Organization of the Session

The session will be organized in a way that emphasizes synthesis across the four different research projects. The presenters from the four different research projects will not speak about their respective projects; instead, each presenter will speak about one aspect that runs across the four projects and will speak comparatively and synthetically across that topic.  For example, one presenter will talk about the methods used in all four projects, another will speak about the data sources used in all four projects, and so on.

Session overview: 5 minutes

Comparison across four studies on four topics: 60 minutes total

Methods: 15 minutes

Data sources: 15 minutes

Categories of high-quality teaching practice: convergence of findings; 15                                   minutes

Use in our own practices: 15 minutes

Comments from the discussant: 10 minutes

Discussion with audience: 30 minutes

This discussion will be framed by the following four discussion questions:

What is missing from the composite analysis of high-quality teaching presented here?

What methodological issues need to be addressed in the different projects presented?
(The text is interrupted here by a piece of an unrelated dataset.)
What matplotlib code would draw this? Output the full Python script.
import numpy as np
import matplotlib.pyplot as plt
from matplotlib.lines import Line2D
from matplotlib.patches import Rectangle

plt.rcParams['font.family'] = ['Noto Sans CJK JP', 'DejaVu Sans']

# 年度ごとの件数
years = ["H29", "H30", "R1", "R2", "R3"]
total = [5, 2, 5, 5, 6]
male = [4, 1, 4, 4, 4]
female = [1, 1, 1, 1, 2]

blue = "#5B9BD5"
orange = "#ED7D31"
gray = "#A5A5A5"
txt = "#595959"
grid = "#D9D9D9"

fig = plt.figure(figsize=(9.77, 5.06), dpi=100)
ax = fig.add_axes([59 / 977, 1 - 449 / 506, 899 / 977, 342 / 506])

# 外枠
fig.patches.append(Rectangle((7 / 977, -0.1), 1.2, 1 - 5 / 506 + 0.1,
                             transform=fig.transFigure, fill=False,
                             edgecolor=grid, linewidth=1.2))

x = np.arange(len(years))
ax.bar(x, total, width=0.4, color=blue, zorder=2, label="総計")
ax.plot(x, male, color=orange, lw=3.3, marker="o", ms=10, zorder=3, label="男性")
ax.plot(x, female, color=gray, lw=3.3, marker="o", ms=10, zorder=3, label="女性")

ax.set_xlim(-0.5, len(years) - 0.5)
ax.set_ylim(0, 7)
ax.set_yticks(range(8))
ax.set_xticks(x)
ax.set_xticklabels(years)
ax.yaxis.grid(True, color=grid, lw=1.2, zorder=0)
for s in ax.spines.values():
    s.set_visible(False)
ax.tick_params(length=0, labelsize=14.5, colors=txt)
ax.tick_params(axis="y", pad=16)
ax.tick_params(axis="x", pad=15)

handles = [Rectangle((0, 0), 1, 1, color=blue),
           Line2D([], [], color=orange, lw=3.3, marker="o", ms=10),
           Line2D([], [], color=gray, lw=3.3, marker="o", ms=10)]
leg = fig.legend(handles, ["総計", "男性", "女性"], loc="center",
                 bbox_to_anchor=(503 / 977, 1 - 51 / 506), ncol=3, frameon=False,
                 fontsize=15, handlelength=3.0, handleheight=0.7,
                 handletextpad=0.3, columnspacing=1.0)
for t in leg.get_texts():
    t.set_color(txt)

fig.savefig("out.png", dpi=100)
How might these categories of high-quality teaching be used in teacher education?

What are the possibilities and limitations of cross-project efforts such as this one?

The discussant, a mathematician and mathematics educator, will provide critical review of the work with particular attention to the mathematical quality of instruction described in each study and across studies.

Co-speakers:
Deborah Loewenberg Ball , Jack Dieckmann and Douglas Lyman Corey
Lead Speaker:
Jennifer M. Lewis
Discussant:
Kristin Umland


Description of Presentation:

This session synthesizes prior work from four different research projects that studied the practice of teachers to identify features of high-quality mathematics instruction. We present convergent findings across the projects that compose an image of high-quality mathematics instruction that transcends context and method.